The attempt to dominate the electromagnetic spectrum is a constantly changing art and there is no argument whether it is the man behind the machine or the machine itself that manages the spectrum. A electronic counter countermeasure operative is worth his weight in gold especially if he has had hands-on experience in differentiating between the profiles of enemy aircraft and the characteristics of enemy missiles and is able to discern the real from the chaff and flare. Frequency hopping and gate-ranging indicates inbuilt agility that keeps the enemy confused and makes it difficult to pinpoint the frequency of transmission and jam it.

For quite some time anti-radiation missiles are designed to home onto any radar transmissions thereby hitting the source of the emission. These were called anti-radiation missiles and the counter to this form of attack usually was to either jump frequencies which retained a large measure of operability or shut down the transmitter which only served to fulfill the enemy’s mission of rendering one’s ability to see and react infructuous. Anti-radiation missiles of the fire-and-forget kind have added to the complication by doing what is known as a ‘home on jam” on any emitting device which becomes a target of opportunity for missiles with radiation lock on systems.

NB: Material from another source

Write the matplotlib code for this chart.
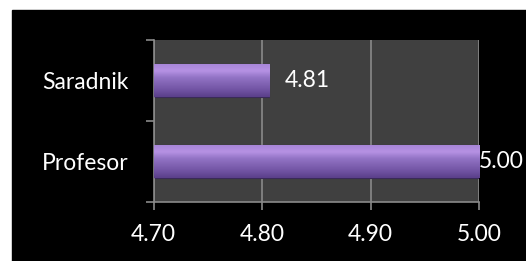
import numpy as np
import matplotlib.pyplot as plt
from matplotlib.colors import LinearSegmentedColormap

# data
categories = ['Profesor', 'Saradnik']
values = [5.00, 4.806]
xticks = [4.70, 4.80, 4.90, 5.00]
xmin, xmax = 4.70, 5.00

plt.rcParams['font.family'] = ['Lato', 'DejaVu Sans']

fig = plt.figure(figsize=(5.26, 2.61), dpi=100, facecolor='white')
# black chart area (white strip on left and top)
bg = plt.Rectangle((12 / 526, 0), 1, 1 - 10 / 261, transform=fig.transFigure,
                   color='black', zorder=-10)
fig.add_artist(bg)
ax = fig.add_axes([153.5 / 526, 1 - 202 / 261, 325.5 / 526, 162 / 261])
ax.set_facecolor('#404040')

y = np.arange(len(categories))
bars = ax.barh(y, values, height=0.4, left=0, color='#7f5fb0', zorder=2)

# vertical gradient on each bar
cmap = LinearSegmentedColormap.from_list(
    'bar', ['#5a3f8a', '#7052a2', '#8163b3', '#9374c6', '#b692e4', '#a886d8'])
grad = np.linspace(0, 1, 64).reshape(-1, 1)
for b in bars:
    x0, y0 = b.get_x(), b.get_y()
    x1 = x0 + b.get_width()
    ax.imshow(grad, cmap=cmap, aspect='auto', origin='lower',
              extent=[max(x0, xmin), min(x1, xmax), y0, y0 + b.get_height()],
              zorder=3, interpolation='bicubic')
    b.set_edgecolor('#3a2a58')
    b.set_linewidth(0.8)

ax.set_xlim(xmin, xmax)
ax.set_ylim(-0.5, len(categories) - 0.5)
ax.set_xticks(xticks)
ax.set_xticklabels([f'{t:.2f}' for t in xticks])
ax.set_yticks(y)
ax.set_yticklabels(categories)
ax.set_yticks([-0.5, 0.5, 1.5], minor=True)

ax.grid(axis='x', color='#8a8a8a', linewidth=1.2, zorder=1)
ax.set_axisbelow(True)
for side in ['top', 'right']:
    ax.spines[side].set_visible(False)
for side in ['left', 'bottom']:
    ax.spines[side].set_color('#8a8a8a')
    ax.spines[side].set_linewidth(1.2)

ax.tick_params(axis='x', colors='white', labelsize=16.5, length=6, width=1.2,
               color='#8a8a8a', pad=10)
ax.tick_params(axis='y', which='major', colors='white', labelsize=16.5, length=0, pad=18)
ax.tick_params(axis='y', which='minor', length=6, width=1.2, color='#8a8a8a')

for yi, v in zip(y, values):
    off = 0 if v >= xmax else 11.5
    ax.annotate(f'{v:.2f}', (v, yi), xytext=(off, 0), textcoords='offset points',
                va='center', ha='left', color='white', fontsize=16.5, zorder=5,
                annotation_clip=False)

fig.savefig('out.png', dpi=100, facecolor='white')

More and more nations, including India, have set up static observation stations that are intended to give early warning of approaching planes and missiles. The aerostats ensure a 24X7 observation and surveillance platform. By sending aloft only passive observation equipment the system robs the intruder of any target to attack till the pilot is actually able to see the aerostat and strike.

Having acquired the initial platform from Israel the DRDO is working on an indigenous tethered balloon to increase the height of the balloon and hence the distance over which it can survey with a heavier payload. In every sense electronic warfare is a constantly changing means of making war.